POR ABEL GILBERT
“El Matadero (un comentario)” es una obra dramático-musical de una potencia infrecuente en un mundo dominado por la cortesía o la impostura. El Matadero, me parece, molesta desde el inicio: pone en escena algo que se ha naturalizado y se ha vuelto invisible en cierta medida para nosotros, acostumbrados al exceso del exceso retórico.
El espectador se enfrenta a ese sentido común que recorre nuestra historia y que vuelve a brotar con sus máscaras y sus efluvios pampeanos por estos días (y meses). Sentido que se ha instalado cómodamente en el campo de una cultura bienpensante. Intuyo que Emilio García Wehbi buscó en esa saturación recordarnos cuánto somos hablados por esos discursos. No es la primera vez que lo hace. No es la primera vez que se le reprocha semejante carga. Y esa perturbación funciona: al punto de que muchos han preferido “separar” a la música de la escena a la hora de juzgar una obra que no admite ese tipo de compartimentaciones.

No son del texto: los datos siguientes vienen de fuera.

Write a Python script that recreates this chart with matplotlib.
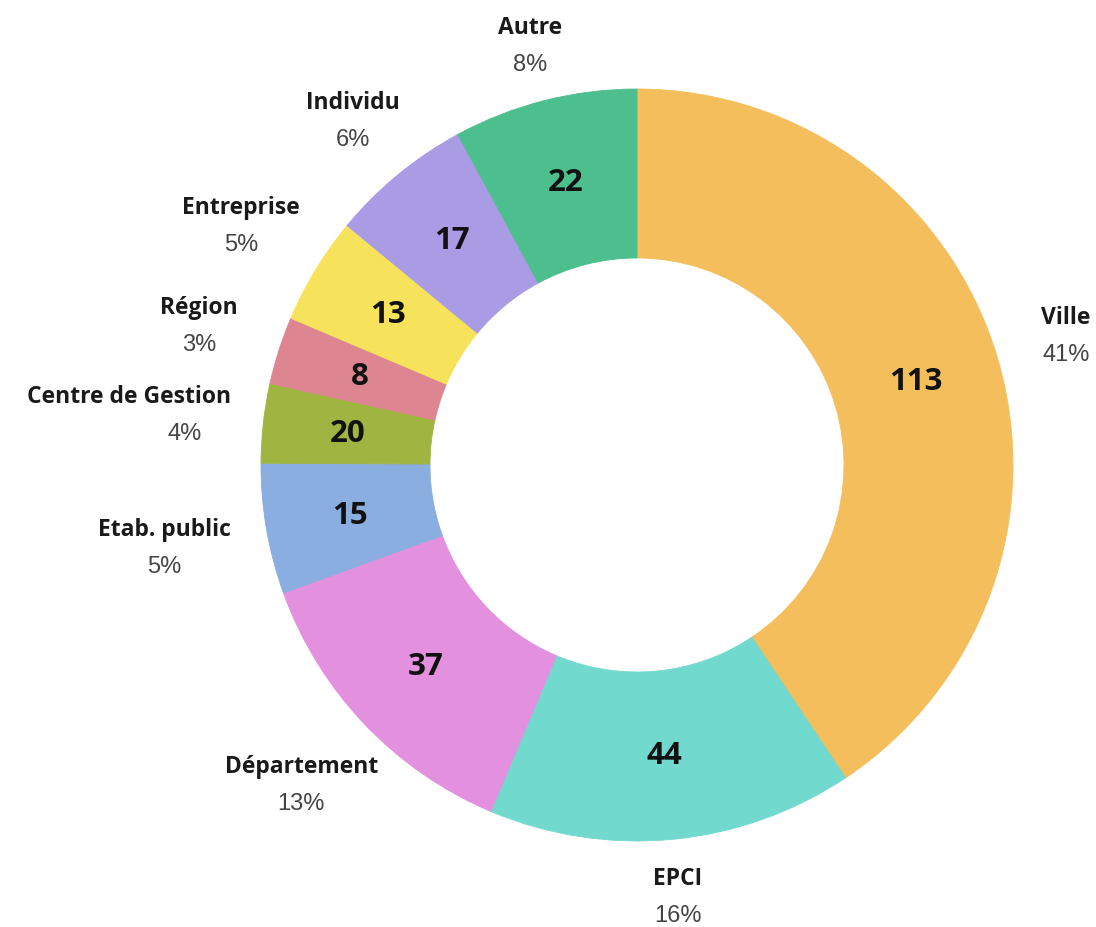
import numpy as np
import matplotlib
matplotlib.use("Agg")
import matplotlib.pyplot as plt

# data
categories = ["Ville", "EPCI", "Département", "Etab. public", "Centre de Gestion",
              "Région", "Entreprise", "Individu", "Autre"]
counts = [113, 44, 37, 15, 20, 8, 13, 17, 22]
pct_labels = ["41%", "16%", "13%", "5%", "4%", "3%", "5%", "6%", "8%"]
# slice sizes (% of ring) as drawn
shares = [40.6, 15.7, 13.1, 5.6, 3.4, 2.9, 4.6, 6.1, 7.9]

colors = ["#F5BE5C", "#72D9CF", "#E390DF", "#8AAEDF", "#A0B541",
          "#DD8591", "#F7E35B", "#A99BE4", "#4DBE8E"]

# label layout: distance of outer label from centre (px) and name x-shift
label_r = [448, 433, 463, 480, 455, 460, 463, 447, 433]
name_dx = [0, 0, 0, 0, -56, 0, 0, 0, 0]

W, H = 1096, 928
cx, cy = 637, H - 466
R_out, R_in = 376, 207

fig = plt.figure(figsize=(W / 100, H / 100), dpi=100)
ax = fig.add_axes([0, 0, 1, 1])

wedges, _ = ax.pie(shares, colors=colors, startangle=90, counterclock=False,
                   center=(cx, cy), radius=R_out,
                   wedgeprops=dict(width=R_out - R_in, linewidth=0.6))
for w, c in zip(wedges, colors):
    w.set_edgecolor(c)
ax.set_xlim(0, W)
ax.set_ylim(0, H)
ax.set_aspect("equal")
ax.axis("off")

r_mid = (R_out + R_in) / 2
for i, w in enumerate(wedges):
    ang = np.deg2rad((w.theta1 + w.theta2) / 2)
    # count inside the ring
    ax.text(cx + r_mid * np.cos(ang), cy + r_mid * np.sin(ang), str(counts[i]),
            ha="center", va="center", fontsize=22.5, fontweight="bold",
            family="Open Sans", color="#111111")
    # outside label
    lx = cx + label_r[i] * np.cos(ang)
    ly = cy + label_r[i] * np.sin(ang)
    ax.text(lx + name_dx[i], ly + 18, categories[i], ha="center", va="center",
            fontsize=16.5, fontweight="bold", family="Open Sans", color="#1a1a1a")
    ax.text(lx, ly - 19, pct_labels[i], ha="center", va="center",
            fontsize=17, family="Liberation Sans", color="#444444")

fig.savefig("out.png", dpi=100)
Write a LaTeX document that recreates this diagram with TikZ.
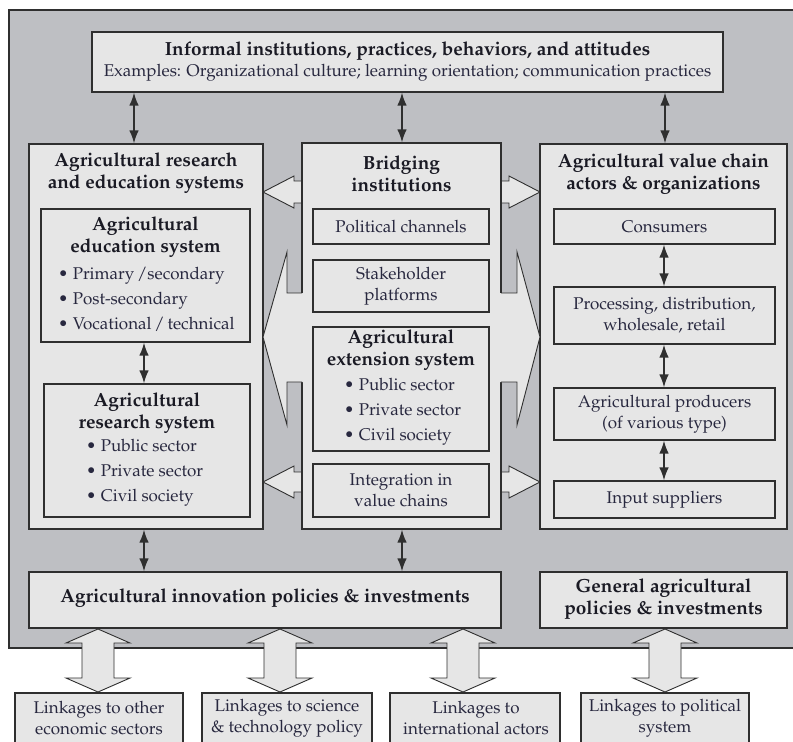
\documentclass[tikz,border=0pt]{standalone}
\usepackage[T1]{fontenc}
\renewcommand{\rmdefault}{ppl}
\usetikzlibrary{arrows.meta}
\definecolor{framegray}{HTML}{BEBFC3}
\definecolor{boxfill}{HTML}{E6E6E6}
\definecolor{edgec}{HTML}{2F2F2F}
\definecolor{titlec}{HTML}{1A1A24}
\definecolor{bodyc}{HTML}{28283F}
\begin{document}
\begin{tikzpicture}[x=1pt,y=-1pt,
  box/.style={draw=edgec, line width=1.1pt, fill=boxfill, inner sep=0pt, rectangle},
  ttl/.style={font=\fontsize{19}{22}\selectfont\bfseries, text=titlec, align=center, inner sep=0pt},
  txt/.style={font=\fontsize{17}{21}\selectfont, text=bodyc, align=center, inner sep=0pt},
  lst/.style={font=\fontsize{17}{25}\selectfont, text=bodyc, align=left, anchor=west, inner sep=0pt},
  dbl/.style={{Latex[length=13pt,width=9.5pt]}-{Latex[length=13pt,width=9.5pt]}, line width=1.7pt, draw=edgec},
  blk/.style={draw=edgec, line width=0.9pt, fill=boxfill, line join=miter}]
\useasboundingbox (0,0) rectangle (793,742);
\fill[white] (0,0) rectangle (793,742);
\clip (0,0) rectangle (793,742);

% outer frame
\node[draw=edgec, line width=1.2pt, fill=framegray, inner sep=0pt, minimum width=801pt, minimum height=638pt] (frame) at (409.5,329) {};

% side block arrows (top and bottom rows)
\draw[blk] (303,181) -- (294,181) -- (294,176) -- (263,192) -- (294,208) -- (294,203) -- (303,203) -- cycle;
\draw[blk] (500,181) -- (509,181) -- (509,176) -- (540,192) -- (509,208) -- (509,203) -- (500,203) -- cycle;
\draw[blk] (303,472) -- (294,472) -- (294,466) -- (263,482) -- (294,498) -- (294,492) -- (303,492) -- cycle;
\draw[blk] (500,472) -- (509,472) -- (509,466) -- (540,482) -- (509,498) -- (509,492) -- (500,492) -- cycle;

% bottom vertical double block arrows
\foreach \cx in {98,280,463,665}{
  \draw[blk] (\cx,629) -- (\cx+32,643) -- (\cx+16,643) -- (\cx+16,678) -- (\cx+32,678) -- (\cx,692)
     -- (\cx-32,678) -- (\cx-16,678) -- (\cx-16,643) -- (\cx-32,643) -- cycle;
}

% boxes
\node[box, minimum width=631pt, minimum height=60pt] (top) at (407.5,62) {};
\node[box, minimum width=234pt, minimum height=385pt] (ares) at (146,336.5) {};
\node[box, minimum width=209pt, minimum height=133pt] (edu) at (145.5,275.5) {};
\node[box, minimum width=206pt, minimum height=133pt] (res) at (147,450.5) {};
\node[box, minimum width=199pt, minimum height=386pt] (bridge) at (401.5,336) {};
\node[box, minimum width=247pt, minimum height=385pt] (vc) at (663.5,336.5) {};
\node[box, minimum width=472pt, minimum height=56pt] (innov) at (265,600) {};
\node[box, minimum width=247pt, minimum height=56pt] (gen) at (663.5,600) {};

% big wedges from the bridging box
\fill[boxfill] (304,293) -- (287,293) -- (287,252) -- (263,337) -- (287,425) -- (287,382) -- (304,382) -- cycle;
\draw[edgec, line width=0.9pt, line join=miter] (302,293) -- (287,293) -- (287,252) -- (263,337) -- (287,425) -- (287,382) -- (302,382);
\fill[boxfill] (499,293) -- (517,293) -- (517,252) -- (540,337) -- (517,425) -- (517,382) -- (499,382) -- cycle;
\draw[edgec, line width=0.9pt, line join=miter] (501,293) -- (517,293) -- (517,252) -- (540,337) -- (517,425) -- (517,382) -- (501,382);

% inner boxes
\node[box, minimum width=176pt, minimum height=35pt] (pol) at (401,226.5) {};
\node[box, minimum width=176pt, minimum height=52pt] (stake) at (401,286) {};
\node[box, minimum width=176pt, minimum height=124pt] (ext) at (401,389) {};
\node[box, minimum width=176pt, minimum height=53pt] (integ) at (401,490.5) {};
\node[box, minimum width=221pt, minimum height=35pt] (cons) at (664.5,226.5) {};
\node[box, minimum width=221pt, minimum height=57pt] (proc) at (664.5,315.5) {};
\node[box, minimum width=221pt, minimum height=52pt] (prod) at (664.5,414) {};
\node[box, minimum width=221pt, minimum height=37pt] (inp) at (664.5,499.5) {};

% bottom linkage boxes
\node[box, minimum width=168pt, minimum height=67pt] (l1) at (99,726.5) {};
\node[box, minimum width=170pt, minimum height=67pt] (l2) at (287,726.5) {};
\node[box, minimum width=170pt, minimum height=67pt] (l3) at (475,726.5) {};
\node[box, minimum width=168pt, minimum height=67pt] (l4) at (665,726.5) {};

% texts
\node[ttl] (topT) at (407.5,51) {Informal institutions, practices, behaviors, and attitudes};
\node[txt] (topS) at (407.5,73) {Examples: Organizational culture; learning orientation; communication practices};
\node[ttl] (aresT) at (146,173) {Agricultural research\\and education systems};
\node[ttl] (eduT) at (145.5,237) {Agricultural\\education system};
\node[lst] (eduL) at (58,299) {\textbullet\ Primary\,/secondary\\\textbullet\ Post-secondary\\\textbullet\ Vocational\,/\,technical};
\node[ttl] (resT) at (147,413) {Agricultural\\research system};
\node[lst] (resL) at (86,473) {\textbullet\ Public sector\\\textbullet\ Private sector\\\textbullet\ Civil society};
\node[ttl] (brT) at (401.5,174) {Bridging\\institutions};
\node[txt] (polT) at (401,226.5) {Political channels};
\node[txt] (stT) at (401,286) {Stakeholder\\platforms};
\node[ttl] (extT) at (401,350) {Agricultural\\extension system};
\node[lst] (extL) at (344,412) {\textbullet\ Public sector\\\textbullet\ Private sector\\\textbullet\ Civil society};
\node[txt] (intT) at (401,490.5) {Integration in\\value chains};
\node[ttl] (vcT) at (663.5,174) {Agricultural value chain\\actors \& organizations};
\node[txt] (consT) at (664.5,226.5) {Consumers};
\node[txt] (procT) at (664.5,315.5) {Processing, distribution,\\wholesale, retail};
\node[txt] (prodT) at (664.5,414) {Agricultural producers\\(of various type)};
\node[txt] (inpT) at (664.5,499.5) {Input suppliers};
\node[ttl] (innovT) at (265,598) {Agricultural innovation policies \& investments};
\node[ttl] (genT) at (663.5,599) {General agricultural\\policies \& investments};
\node[txt] (l1T) at (99,718) {Linkages to other\\economic sectors};
\node[txt] (l2T) at (287,718) {Linkages to science\\\& technology policy};
\node[txt] (l3T) at (476,718) {Linkages to\\international actors};
\node[txt] (l4T) at (665,718) {Linkages to political\\system};

% thin double arrows
\coordinate (xa) at (134,0);
\coordinate (xb) at (402,0);
\coordinate (xc) at (665,0);
\coordinate (xd) at (144,0);
\coordinate (xe) at (664,0);
\draw[dbl] (top.south -| xa) -- (ares.north -| xa);
\draw[dbl] (top.south -| xb) -- (bridge.north -| xb);
\draw[dbl] (top.south -| xc) -- (vc.north -| xc);
\draw[dbl] (edu.south -| xd) -- (res.north -| xd);
\draw[dbl] (ares.south -| xd) -- (innov.north -| xd);
\draw[dbl] (bridge.south -| xb) -- (innov.north -| xb);
\draw[dbl] (cons.south -| xe) -- (proc.north -| xe);
\draw[dbl] (proc.south -| xe) -- (prod.north -| xe);
\draw[dbl] (prod.south -| xe) -- (inp.north -| xe);
\end{tikzpicture}
\end{document}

El dispositivo Wehbi no es bricolaje simbólico, a pesar de armarse sobre la base de la cita y la aglomeración. Funciona con un alto grado de eficacia junto con una música sofisticada. Marcelo Delgado solo utilizó esa voz, que opera como una suerte de subtitulado cantado de lo que se imprime en la pantalla (invirtiendo la jerarquía de las fuentes emisoras). Delgado, que tiene una larga experiencia en la dirección coral, despliega un vasto arsenal técnico que remite en buena parte de la tradición compositiva de posguerra (del Kagel de “Anagrama” a “Aventuras” de Ligeti o “Laborintus”, de Berio). Pero aquí no hay cut and paste, mero ejercicio de la apropiación, sino un verdadero y “federal” metabolismo puesto al servicio de la narrativa. El contrapunto de onomatopeyas campestres, el coro de silbadores “parciales”, la conversión del cuerpo en “resonador” de la discursiva patria, no son meros desprendimientos, “highlights”, coyunturas favorables, sino partes de un circuito integrado (“unitario”).
Me resulta problemático, Martín, hablar de los “mejores momentos”, en esta o cualquier obra, como si fueran parte de un gran i-pod (¿mi cabeza conectada a la compu?) que selecciona y ordena esas “pistas”. Como si, de esta forma, se neutralizara parte de esa fuerza. Pero, al mismo tiempo, no puedo dejar de recordar esos instantes, unidos, a la vez, a imágenes que me siguen interrogando. Delgado, que también es director, al frente de la Compañía Oblicua, ha exprimido las posibilidades de la voz masculina de un modo inusual en esta ciudad. Su renuncia a los orgánicos instrumentales se ha visto completamente compensada. Y si bien los autores tensan el mundo binario hasta la crispación, me habría gustado ver (gustos personales, ¿eh?) en qué medida esos polos también se someten permanentemente a intercambios (¿cómo sonaría el contratenor afrancesado carraspeando la voz y Matasiete estilizándola?).
Uno siempre tiene la tentación de sobrescribir lo ya escrito, porque suele ser el lugar más confortable de la crítica. Ha tratado de reducir a El Matadero a la batea de “teatro político”, como si, en esa taxonomía, se disculparan o excusaran sus desbordes o explicaran debilidades congénitas. Pero, a mi entender, la obra es “política” por otras razones.
El Matadero es, además, un comentario sobre los usos y modos que circula la llamada música “contemporánea” (término acuñado por Goebbels para marcar distancia de la música “moderna” -es decir, decadente- de los años de Weimar, y que sigue resonando aquí, allá y en todas partes después de la desnazificación). Su extraterritorialidad (un centro universitario, al lado de un mega restorante chino, con una Corrientes en penumbras, en una sala apta para las asambleas estudiantiles y no para una ópera de cámara) la vuelve aún más problemática (no me la imagino, después de este recorrido, en otro lugar). No puedo dejar dejar de trazar una línea imaginaria para medir la distancia de este proyecto con la altisonancia de algunos mandarines culturales que siguen vendiendo parques temáticos de la experimentación escénica con repertorios a los que se les oculta la fecha de vencimiento (la lógica de la gestión para el beneficio propio los llevará a levantar un centro cultural en la base Comodoro Marambio, el límite del descenso desde el centro al sur).
No puedo dejar de escucharla en respuesta a quienes aseguran que “componer no es argentino” (dictum acompañado de la glosa y la autoindulgencia biográfica: vale la pena responderle al autor de semejante manifiesto publicado en Nuevas poéticas en la música contemporánea argentina. Escritos de compositores). Fui dos veces a ver la obra. Todavía tengo muchas preguntas que hacerme.